Berkeley Citizens for a Better Plan, or BC4BP, filed a California Environmental Quality Act, or CEQA, lawsuit against the UC Board of Regents over UC Berkeley’s Long Range Development Plan, or LRDP, on Aug. 19.
The LRDP outlines strategies for how campus plans to address shortages in student housing and improve transportation and infrastructure between now and the 2036-37 academic year.
According to BC4BP’s attorney Leila Moncharsh, UC Berkeley failed to adequately address key environmental concerns, such as detailed measures of exhaust and greenhouse gases that would be released through the addition of housing units, from its Environmental Impact Report, or EIR.
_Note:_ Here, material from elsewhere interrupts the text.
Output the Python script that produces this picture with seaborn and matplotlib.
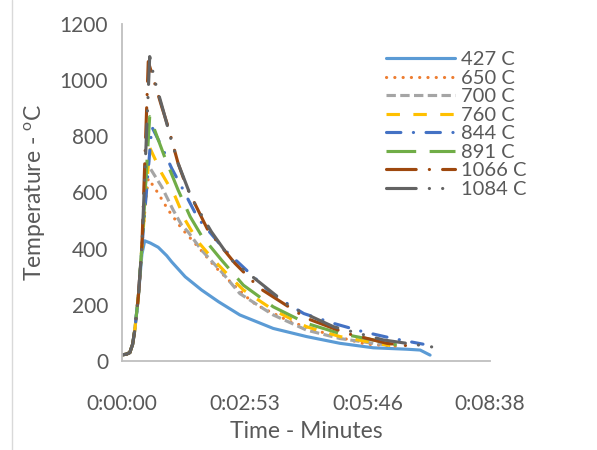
import pandas as pd
import matplotlib
matplotlib.use('Agg')
import matplotlib.pyplot as plt
import seaborn as sns
from matplotlib.ticker import FuncFormatter, FixedLocator
from matplotlib.lines import Line2D

# shared warm-up / rise segment (seconds, degC)
rise_t = [0, 6, 11, 15, 18, 23, 28]
rise_T = [22, 24, 30, 60, 110, 229, 407]

t_427 = [0, 6, 11, 15, 18, 23, 28, 32, 40, 51, 63, 70, 89, 112, 136, 166, 213, 260, 307, 354, 401, 420, 434]
T_427 = [22, 24, 30, 60, 110, 229, 380, 428, 420, 405, 375, 353, 300, 253, 211, 164, 116, 87, 63, 47, 42, 39, 21]

t_650 = rise_t + [33, 37, 51, 65, 84, 107, 131, 155, 175, 189, 237, 293, 344, 387, 390]
T_650 = rise_T + [560, 650, 597, 538, 472, 407, 336, 276, 229, 200, 140, 93, 60, 53, 50]

t_700 = rise_t + [35, 56, 72, 84, 93, 112, 140, 166, 213, 260, 307, 354, 373]
T_700 = rise_T + [705, 620, 538, 484, 460, 395, 318, 240, 164, 110, 80, 63, 57]

t_760 = rise_t + [39, 56, 75, 89, 107, 129, 152, 171, 213, 260, 307, 354, 378]
T_760 = rise_T + [760, 668, 585, 502, 425, 360, 300, 253, 182, 122, 87, 65, 55]

t_844 = rise_t + [42, 56, 70, 84, 107, 145, 213, 256, 298, 340, 382, 424]
T_844 = rise_T + [834, 763, 686, 620, 508, 395, 235, 169, 134, 104, 80, 60]

t_891 = rise_t + [39, 60, 79, 96, 112, 140, 171, 213, 260, 307, 354, 387]
T_891 = rise_T + [870, 727, 609, 514, 446, 360, 270, 193, 134, 98, 75, 57]

t_1066 = rise_t + [37, 56, 65, 79, 91, 121, 159, 194, 260, 317, 373, 400]
T_1066 = rise_T + [1066, 905, 834, 704, 620, 466, 348, 259, 152, 98, 63, 55]

t_1084 = rise_t + [39, 46, 58, 68, 79, 98, 126, 154, 166, 237, 298, 368, 434, 452]
T_1084 = rise_T + [1084, 1000, 893, 799, 704, 580, 460, 360, 336, 193, 122, 75, 51, 45]

labels = ['427 C', '650 C', '700 C', '760 C', '844 C', '891 C', '1066 C', '1084 C']
times = [t_427, t_650, t_700, t_760, t_844, t_891, t_1066, t_1084]
temps = [T_427, T_650, T_700, T_760, T_844, T_891, T_1066, T_1084]

colors = ['#5B9BD5', '#ED7D31', '#A5A5A5', '#FFC000', '#4472C4', '#70AD47', '#9E480E', '#636363']
# dash patterns in linewidth units (Excel-like)
dashes = [None, (0.05, 2.6), (3.0, 1.4), (4.3, 4.3), (4.6, 4.0, 0.05, 4.0),
          (9.5, 4.3), (9.5, 4.2, 0.05, 4.2), (9.5, 4.2, 0.05, 4.2, 0.05, 4.2)]
caps = ['round', 'round', 'butt', 'butt', 'round', 'butt', 'round', 'round']

sns.set_style('white')
plt.rcParams['font.family'] = ['Lato', 'DejaVu Sans']

fig = plt.figure(figsize=(5.97, 4.5), dpi=100)
ax = fig.add_axes([122 / 597, 1 - 361 / 450, (490 - 122) / 597, (361 - 24) / 450])

handles = []
for lab, t, T, c, d, cap in zip(labels, times, temps, colors, dashes, caps):
    df = pd.DataFrame({'t': t, 'T': T})
    sns.lineplot(data=df, x='t', y='T', ax=ax, color=c, linewidth=2.25,
                 estimator=None, sort=False, legend=False)
    ln = ax.lines[-1]
    if d is not None:
        ln.set_dashes(d)
    ln.set_dash_capstyle(cap)
    ln.set_solid_capstyle('round')
    h = Line2D([], [], color=c, linewidth=2.25)
    if d is not None:
        h.set_dashes(d)
    h.set_dash_capstyle(cap)
    h.set_solid_capstyle('round')
    handles.append(h)

ax.set_xlim(0, 518.4)
ax.set_ylim(0, 1200)
ax.xaxis.set_major_locator(FixedLocator([0, 172.8, 345.6, 518.4]))
ax.set_yticks(range(0, 1201, 200))


def hms(x, pos):
    s = int(round(x))
    return '%d:%02d:%02d' % (s // 3600, (s % 3600) // 60, s % 60)


ax.xaxis.set_major_formatter(FuncFormatter(hms))
ax.tick_params(axis='both', length=0, labelsize=15, labelcolor='#595959')
ax.tick_params(axis='x', pad=24)
ax.tick_params(axis='y', pad=10)

for side in ['top', 'right']:
    ax.spines[side].set_visible(False)
for side in ['left', 'bottom']:
    ax.spines[side].set_color('#BFBFBF')
    ax.spines[side].set_linewidth(1.3)

ax.set_xlabel('Time - Minutes', fontsize=16.5, color='#595959', labelpad=5)
ax.set_ylabel('Temperature - $^{\\mathregular{o}}$C', fontsize=16.5, color='#595959', labelpad=8)

ax.legend(handles, labels, loc='upper left', bbox_to_anchor=(378 / 597, 1 - 43 / 450),
          bbox_transform=fig.transFigure, frameon=False, fontsize=14.5,
          labelcolor='#595959', handlelength=3.4, handletextpad=0.3,
          labelspacing=0.07, borderaxespad=0)

fig.add_artist(Line2D([12 / 597, 12 / 597], [0, 1], transform=fig.transFigure,
                      color='#D9D9D9', linewidth=1))

fig.savefig('out.png', dpi=100)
“We like our quality of life in Berkeley; we don’t want it to be degraded,” Moncharsh said. “We’re going to do our very best for the community in Berkeley and for the city, and actually for the university as well, to try to come up with a better plan.”
Moncharsh noted that campus’s EIR appeared “hurried,” adding that the normal process, which involves creating an EIR for an LRDP and then proposing development projects, was abridged, with campus instead proposing its LRDP and projects at the same time.
The Board of Regents issued a “statement of overriding considerations,” which provides reasoning for why a project’s environmental impacts might be overlooked in light of economic, social, technological or other benefits.
“That document is only used when you’ve got a negative impact you really can’t correct, and you didn’t have any feasible alternatives — not for this,” Moncharsh said. “The court will likely order a whole new EIR because of this statement of considerations since it shows you’re cutting corners.”
Campus spokesperson Dan Mogulof said campus attorneys have yet to assess the claims and cannot comment at this point in time.
According to the UC Berkeley LRDP website, the plan integrates sustainable measures to reduce waste and emissions while optimizing the use of campus’s available land and funds to create student housing.
“The LRDP has been approved by the Regents and accepted by the City of Berkeley,” Mogulof said in an email. “We have no intention of re-starting a process that began three years ago. Over the course of that three-year process the public had many opportunities to present ideas, comments and requests.”
Moncharsh said CEQA lawsuits often take one year or longer to appear before a judge, and construction normally does not begin until the lawsuit is decided.
In the meantime, BC4BP will continue working with campus and other cities with similar difficulties to arrive at a satisfactory solution for everyone, according to Moncharsh.
“You’re not going to see the bulldozers coming in any time soon,” Moncharsh said.